The Smart Contractor
SC
#001

Profit is Not Cash – And That’s Why You’re Still Stressed

Read time -
4 minutes

Let me hit you with a truth most construction business owners only realise after they’ve been burned:

Profit is not the same as cash.

You can look great on paper, show a healthy profit on your year-end accounts, and still be losing sleep wondering how to pay wages on Friday.

I’ve had too many conversations where a business owner says,“But Ahmad, my accountant says I made £120k profit last year – so why does my bank account say something different?"

Here's why:

Your Profit & Loss Account Doesn’t Tell You the Full Story

The Profit & Loss (P&L) report is important. But it only tells you what happened over a period of time – and often, it tells you that story months too late. It includes sales you've invoiced but not yet been paid for. It excludes asset purchases and loan repayments that may be draining your cash.

It doesn’t show you what’s in your bank. It doesn’t warn you if you’re running out of money. And it certainly doesn’t help you make decisions today.

In construction, where cash flow is the lifeblood of every project, this can be the difference between a growing company and one that quietly dies despite being “profitable."

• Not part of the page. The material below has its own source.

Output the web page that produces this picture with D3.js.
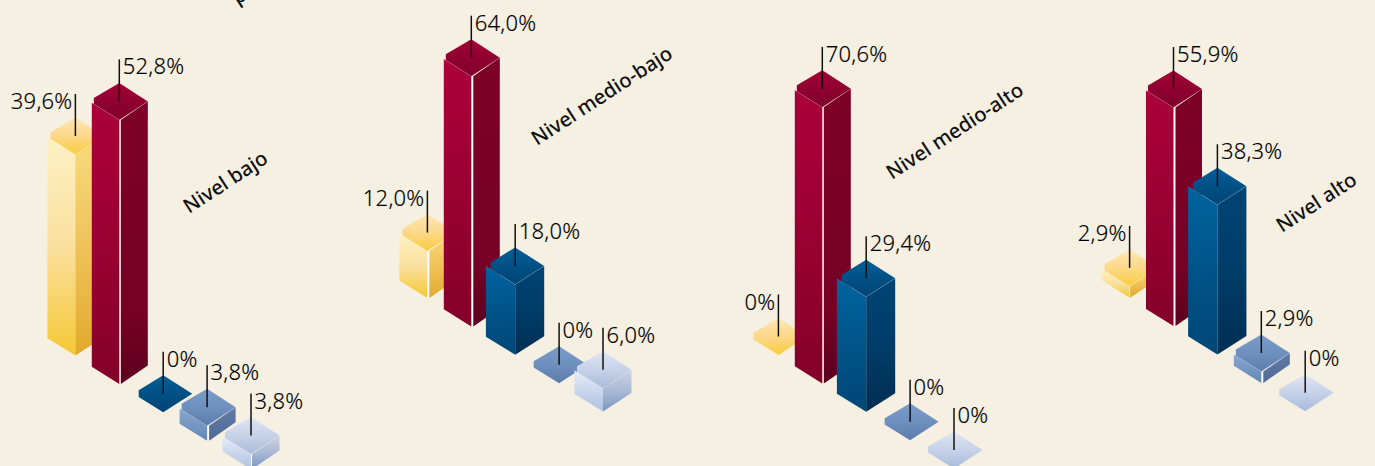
<!DOCTYPE html>
<html>
<head>
<meta charset="utf-8">
<script src="https://cdn.jsdelivr.net/npm/d3@7"></script>
<style>
  html, body { margin: 0; padding: 0; background: #f5f0e2; overflow: hidden; }
  svg { display: block; }
  text { font-family: "Noto Sans", sans-serif; fill: #000; }
  .level { font-size: 20.2px; font-weight: 500; fill: #111; }
  .value { font-size: 22px; font-weight: 300; letter-spacing: 0.2px; stroke: #000; stroke-width: 0.15px; }
</style>
</head>
<body>
<svg></svg>
<script>
// values per level, in bar order
const barNames = ["amarillo", "rojo", "azul", "azul medio", "azul claro"];
const levelNames = ["Nivel bajo", "Nivel medio-bajo", "Nivel medio-alto", "Nivel alto"];
const nivelBajo = [39.6, 52.8, 0, 3.8, 3.8];
const nivelMedioBajo = [12.0, 64.0, 18.0, 0, 6.0];
const nivelMedioAlto = [0, 70.6, 29.4, 0, 0];
const nivelAlto = [2.9, 55.9, 38.3, 2.9, 0];
const levelValues = [nivelBajo, nivelMedioBajo, nivelMedioAlto, nivelAlto];

// layout of each level: front-bottom corner of its first bar
const levelOrigins = [[75.4, 355.5], [427.4, 298], [778.4, 355], [1129.6, 297.7]];
const levelLabelPos = [[189, 214], [537, 146], [892, 180], [1282, 233]];
// white slit between the two faces
const slitWidths = [[0, 1.5, 0, 2, 1], [2, 2, 0, 0, 0], [0, 1.5, 0, 0, 0], [0.5, 2, 0, 2, 0]];
// half widths of each bar colour, the blue one is a bit fatter
const halfLefts = [28, 27.5, 29.3, 27.5, 28.5];
const halfRights = [28.5, 28.5, 29, 28.5, 28.5];
const trimLefts = [25, 25.5, 24.5, 25.5, 26];

let svgWidth = 1375;
let svgHeight = 466;
let halfDepth = 18.5;

// the first level was drawn taller than the others in the source picture
let heightScales = [
    d3.scaleLinear().domain([0, 3.8, 39.6, 52.8]).range([0, 15, 201, 264]),
    d3.scaleLinear().domain([0, 100]).range([0, 391]),
    d3.scaleLinear().domain([0, 100]).range([0, 391]),
    d3.scaleLinear().domain([0, 100]).range([0, 391])
];
let stepX = d3.scalePoint().domain(barNames).range([0, 175.6]);
let stepY = d3.scalePoint().domain(barNames).range([0, 113.6]);

let ramps = {
    "amarillo": {
        left: ["#fdf1c4", "#fae09f", "#f5c835"],
        right: ["#f8da7c", "#f0c35a", "#e1aa2c"],
        top: ["#fee8b4", "#fbd88a", "#f9cd3a"]
    },
    "rojo": {
        left: ["#ab003a", "#9a0033", "#83002a"],
        right: ["#7d0029", "#7c0028", "#790027", "#770027", "#5c001f"],
        top: ["#a50036", "#8f0030", "#7e002b"]
    },
    "azul": {
        left: ["#00639f", "#00548a", "#004776"],
        right: ["#004474", "#003d69", "#002e53"],
        top: ["#00609a", "#005085", "#004474"]
    },
    "azul medio": {
        left: ["#8ba6ce", "#7696c3", "#6586b5"],
        right: ["#5f7aa5", "#58739d", "#4f6a94"],
        top: ["#7b9bc8", "#6f90bf", "#5c7cab"]
    },
    "azul claro": {
        left: ["#e7edf9", "#c9d6ec", "#afc2e0"],
        right: ["#cfd4e3", "#aab9d6", "#7a96c2"],
        top: ["#e0e5f3", "#c6d2e8", "#a8bbda"]
    }
};

let line = d3.line();
let formatValue = d3.formatLocale({ decimal: ",", thousands: ".", grouping: [3], currency: ["", ""] }).format(".1f");
let valueText = function(v) {
    return v === 0 ? "0%" : formatValue(v) + "%";
};

let svg = d3.select("svg").attr("width", svgWidth).attr("height", svgHeight);
svg.append("rect").attr("width", svgWidth).attr("height", svgHeight).attr("fill", "#f5f0e2");

// one vertical gradient per bar colour and face
let defs = svg.append("defs");
barNames.forEach(function(name, i) {
    ["left", "right", "top"].forEach(function(face) {
        let stops = ramps[name][face];
        let grad = defs.append("linearGradient")
            .attr("id", "g" + i + face)
            .attr("x1", 0).attr("y1", 0).attr("x2", 0).attr("y2", 1);
        grad.selectAll("stop")
            .data(stops).enter().append("stop")
            .attr("offset", (d, k) => k / (stops.length - 1))
            .attr("stop-color", d => d);
    });
});

levelValues.forEach(function(values, li) {
    let g = svg.append("g").attr("class", "level-group");
    let origin = levelOrigins[li];
    let h = heightScales[li];

    let bars = g.selectAll("g.bar")
        .data(values.map((v, i) => ({ name: barNames[i], index: i, value: v })))
        .enter().append("g").attr("class", "bar");

    bars.each(function(d) {
        let bar = d3.select(this);
        let cx = origin[0] + stepX(d.name);
        let bottom = origin[1] + stepY(d.name);
        let front = bottom - h(d.value);
        let slit = slitWidths[li][d.index];
        let halfLeft = halfLefts[d.index];
        let halfRight = halfRights[d.index];
        let trim = trimLefts[d.index];
        let rise = halfLeft * 0.62;

        if (d.value > 0) {
            if (slit > 0) {
                bar.append("rect")
                    .attr("x", cx - 0.5).attr("y", front)
                    .attr("width", slit + 0.5).attr("height", bottom - front)
                    .attr("fill", "#fff");
            }
            bar.append("path")
                .attr("d", line([[cx - halfLeft, front - rise], [cx, front], [cx, bottom], [cx - halfLeft, bottom - rise]]) + "Z")
                .attr("fill", "url(#g" + d.index + "left)");
            bar.append("path")
                .attr("d", line([[cx + slit, front], [cx + halfRight, front - halfDepth], [cx + halfRight, bottom - halfDepth], [cx + slit, bottom]]) + "Z")
                .attr("fill", "url(#g" + d.index + "right)");
        }
        bar.append("path")
            .attr("d", line([
                [cx, front - 2 * halfDepth],
                [cx + halfRight, front - halfDepth],
                [cx, front],
                [cx - trim, front - trim * 0.62],
                [cx - trim, front - 22]
            ]) + "Z")
            .attr("fill", "url(#g" + d.index + "top)");
        if (d.value > 0) {
            bar.append("path")
                .attr("d", line([[cx - halfLeft, front - rise], [cx, front], [cx + halfRight, front - halfDepth]]))
                .attr("fill", "none")
                .attr("stroke", "#fff")
                .attr("stroke-opacity", 0.2)
                .attr("stroke-width", 0.7);
        }

        // leader and value
        let centerY = front - halfDepth;
        bar.append("line")
            .attr("x1", cx).attr("x2", cx)
            .attr("y1", centerY).attr("y2", centerY - 42)
            .attr("stroke", "#111")
            .attr("stroke-width", 1.5);
        bar.append("text")
            .attr("class", "value")
            .attr("x", d.index === 0 ? cx - 3 : cx + 3.5)
            .attr("y", centerY - 27)
            .attr("text-anchor", d.index === 0 ? "end" : "start")
            .text(valueText(d.value));
    });

    g.append("text")
        .attr("class", "level")
        .attr("transform", "translate(" + levelLabelPos[li] + ") rotate(-33)")
        .text(levelNames[li]);
});

// piece of a title cut off by the top of the picture
svg.append("text")
    .attr("class", "level")
    .attr("transform", "translate(237.5,5) rotate(-33)")
    .text("p");
</script>
</body>
</html>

What’s Actually Happening to Your Cash?

Let’s say you’re working on a large contract worth £300,000. You’ve delivered most of the work in Q4, so your accountant includes it all in your 2024 year-end profit. But the client pays on 60-day terms and hasn’t paid you a penny by 31 December.

So yes, your P&L says you’ve made a good profit.

But:

  • You’ve paid your subcontractors,
  • You’ve bought materials,
  • You’ve covered overheads,
  • And you’re out of pocket.

Your cash is down – even if your profit is up.

Cash Flow is the Real Measure of Health

If profit is theory, cash is reality. Here’s what I mean:

  • You can’t pay staff or suppliers with a profit figure.
  • You can’t walk into a builders’ merchant and say, “Look, I made 20% margin last year. Can I take this load of timber on credit?”
  • You can’t make strategic decisions off numbers that are nine months old.

But if you have cash in the bank and clear sight of future inflows and outflows, you can:

  • Pay wages with confidence
  • Negotiate discounts on materials
  • Say yes to projects that need upfront capital
  • Sleep better at night

That’s why I tell clients: Cash is King. Profit is a by-product.

How to Fix the Gap: Daily Visibility, Not Just Annual Reports

To get control, you need to stop thinking in terms of accounts and start thinking like a business owner. That means tracking cashflow weekly, if not daily.

I recommend a rolling 13-week cash flow forecast. It shows:

  • What you have in the bank now
  • What’s coming in over the next 90 days
  • What’s going out (including wages, VAT, materials, and loan payments)

With this, you can see in advance if you’ll hit a pinch point. You can chase a late invoice before it creates a problem. You can delay non-essential costs or bring in funding to bridge a shortfall.

And most importantly, you stop making decisions based on hope.

What This Looks Like in Real Life

One of our clients, a growing property maintenance firm, was running blind. Every month they were playing a dangerous game of “can we cover this payroll?”

They were technically profitable. But payment delays, VAT bills, and subcontractor invoices meant their cash flow was always in crisis.

We implemented a 13-week cash flow forecast, helped their admin team reconcile accounts weekly, and introduced a clear debt collection process.

In less than three months:

  • Cash reserves increased by £45,000
  • The owner went from checking his bank balance 5x a day to once a week
  • They took on an additional van and team with full confidence

The Bottom Line

If you don’t have clear visibility of your cash, it doesn’t matter how big your turnover is. You’re flying blind.

Don’t let “profit” give you false confidence. Focus on cash.

That’s what keeps the lights on, the vans running, and the business growing.

Try This

Take 15 minutes this week to map out your cash for the next 13 weeks. Start with what’s in the bank today, then list expected payments in and out.

Ask yourself: “Will we run out of cash before we get paid?” If you’re not sure - that’s your sign to act.